Our Ukraine argues that the national revolution successfully launched by Rukh-1 needs to be completed now by a democratic revolution led by Rukh-2. One of the priorities for Ukraine is to overcome its "crisis of power" and change its "momentocracy" for a medium- to long-term plan. "Over the last 10 years, no system has been created that would guarantee Ukrainian democracy," Yushchenko wrote in the weekly "Zerkalo nedeli/Dzerkalo tyzhnya."

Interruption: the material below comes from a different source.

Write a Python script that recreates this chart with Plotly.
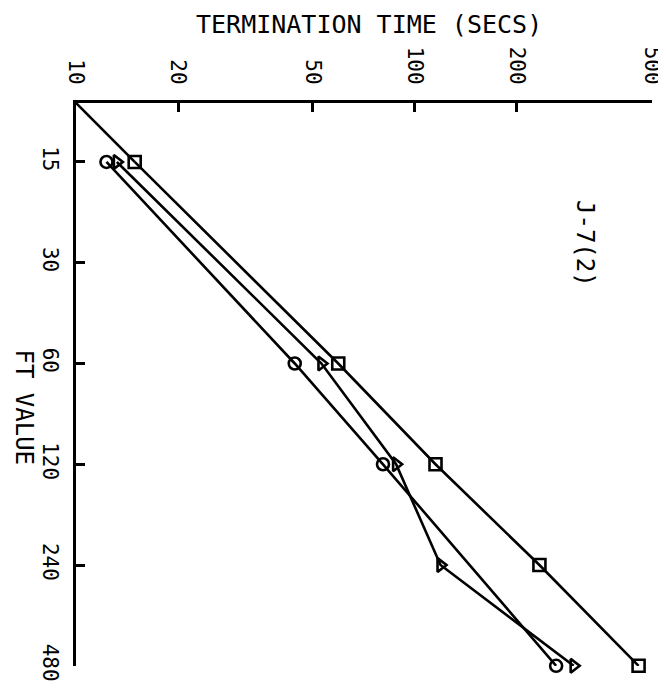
import plotly.graph_objects as go

# FT value (vertical axis, log) and termination time in seconds (horizontal axis, log)
ft_circle = [15, 60, 120, 480]
time_circle = [12.3, 44.2, 80.5, 261]

ft_triangle = [15, 60, 120, 240, 480]
time_triangle = [13.2, 53.0, 88, 119, 294]

ft_square = [15, 60, 120, 240, 480]
time_square = [14.9, 59.4, 115, 233, 457]

# reference start at the origin corner
origin_ft = [10]
origin_time = [10]

time_ticks = [10, 20, 50, 100, 200, 500]
ft_ticks = [15, 30, 60, 120, 240, 480]

font = "DejaVu Sans Mono"
line = dict(color="black", width=2.6)

fig = go.Figure()

# line from the corner to the first square point
fig.add_trace(go.Scatter(x=origin_time + time_square[:1], y=origin_ft + ft_square[:1],
                         mode="lines", line=line, showlegend=False))

series = [
    (time_circle, ft_circle, "circle-open"),
    (time_triangle, ft_triangle, "triangle-right-open"),
    (time_square, ft_square, "square-open"),
]
for t, f, sym in series:
    fig.add_trace(go.Scatter(
        x=t, y=f, mode="lines+markers", line=line,
        marker=dict(symbol=sym, size=12, color="black", line=dict(width=2.6, color="black")),
        showlegend=False, cliponaxis=False))

# the page body keeps an 8px margin, so the figure is 8px smaller than the window
fig.update_layout(
    width=658, height=684,
    margin=dict(l=68, r=14, t=95, b=26),
    paper_bgcolor="white", plot_bgcolor="white",
    font=dict(family=font, color="black", size=21),
    xaxis=dict(type="log", range=[1, 2.6995], side="top", automargin=False,
               tickvals=time_ticks, ticktext=[str(v) for v in time_ticks],
               tickangle=90, ticks="inside", ticklen=9, tickwidth=3, tickcolor="black",
               showline=True, linewidth=3, linecolor="black", showgrid=False,
               zeroline=False, ticklabelstandoff=8, ticklabeloverflow="allow"),
    yaxis=dict(type="log", range=[2.6818, 1], automargin=False,
               tickvals=ft_ticks, ticktext=[str(v) for v in ft_ticks],
               tickangle=90, ticks="inside", ticklen=9, tickwidth=3, tickcolor="black",
               showline=True, linewidth=3, linecolor="black", showgrid=False,
               zeroline=False, ticklabelstandoff=5, ticklabeloverflow="allow"),
    annotations=[
        dict(text="TERMINATION TIME (SECS)", x=0.508, y=1.14, xref="paper", yref="paper",
             showarrow=False, font=dict(size=25, family=font), xanchor="center", yanchor="middle"),
        dict(text="FT VALUE", x=-0.091, y=0.46, xref="paper", yref="paper", textangle=90,
             showarrow=False, font=dict(size=24, family=font), xanchor="center", yanchor="middle"),
        dict(text="J-7(2)", x=0.884, y=0.751, xref="paper", yref="paper", textangle=90,
             showarrow=False, font=dict(size=24, family=font), xanchor="center", yanchor="middle"),
    ],
)

fig.write_html("out.html")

Our Ukraine has entered Ukraine's political arena during a generational change similar to that experienced by Russia in the late 1990s. Our Ukraine is a young bloc, with an average age of 40 among its candidates. The generation represented by former President Boris Yeltsin in Russia and Kravchuk and Kuchma in Ukraine will go into retirement in two years' time. The generation following them, represented by Vladimir Putin in Russia and Yushchenko in Ukraine, are now taking their places. If Our Ukraine does well in the elections, it could serve as a powerful launch pad should Yushchenko decide to run for the presidency in 2004.
(This report was written by Taras Kuzio, a research fellow at the Centre for Russian and East European Studies, University of Toronto.)
QUOTES OF THE WEEK
"I think that today it is necessary to appeal to our believers. Since [the Orthodox] Lent began on Monday [18 March], they should in no way vote for the 'food' that was prepared on Bankova Street [the presidential administration] to nourish our believers, particularly Orthodox ones. [I mean] Za YedU and Our Ukraine. One should not commit that big a sin during Lent." -- Petro Symonenko, the first secretary of the Communist Party of Ukraine; quoted by the "Ukrayinska pravda" website on 22 March. The Ukrainian acronym Za YedU stands for the For a United Ukraine election bloc and may also be translated as "For Food."
"On the faces of those campaigning in the [For a United Ukraine] bloc you won't see any intellect, spirituality, or morality." -- Former Ukrainian Deputy Premier Yuliya Tymoshenko to a crowd in Simferopol on 23 March; quoted by the "Ukrayinska pravda" website.
"Ukraine is being torn to pieces by global interests -- Chernomyrdin and Putin on one side, the U.S. Congress and Bush on the other." -- Yuliya Tymoshenko at a news conference in Simferopol on 23 March; quoted by Interfax.
"[The coming to power] of pro-American [Viktor Yushchenko's Our Ukraine] might speed up the separation of forces in Ukraine and the emergence on the political arena of healthy pro-Russian forces.... Fallacious reforms conducted by Yushchenko could speed up the clarification of Ukraine's political structures and bring everything to a logical end -- possibly, to a split of Ukraine. Then Ukraine's eastern and southern parts, with a majority of the Russian-speaking population, would become oriented toward Russia." -- Russian State Duma deputy speaker Vladimir Zhirinovsky, explaining his statement that a victory of Yushchenko's Our Ukraine in the 31 March election could in the long run be advantageous to Russia.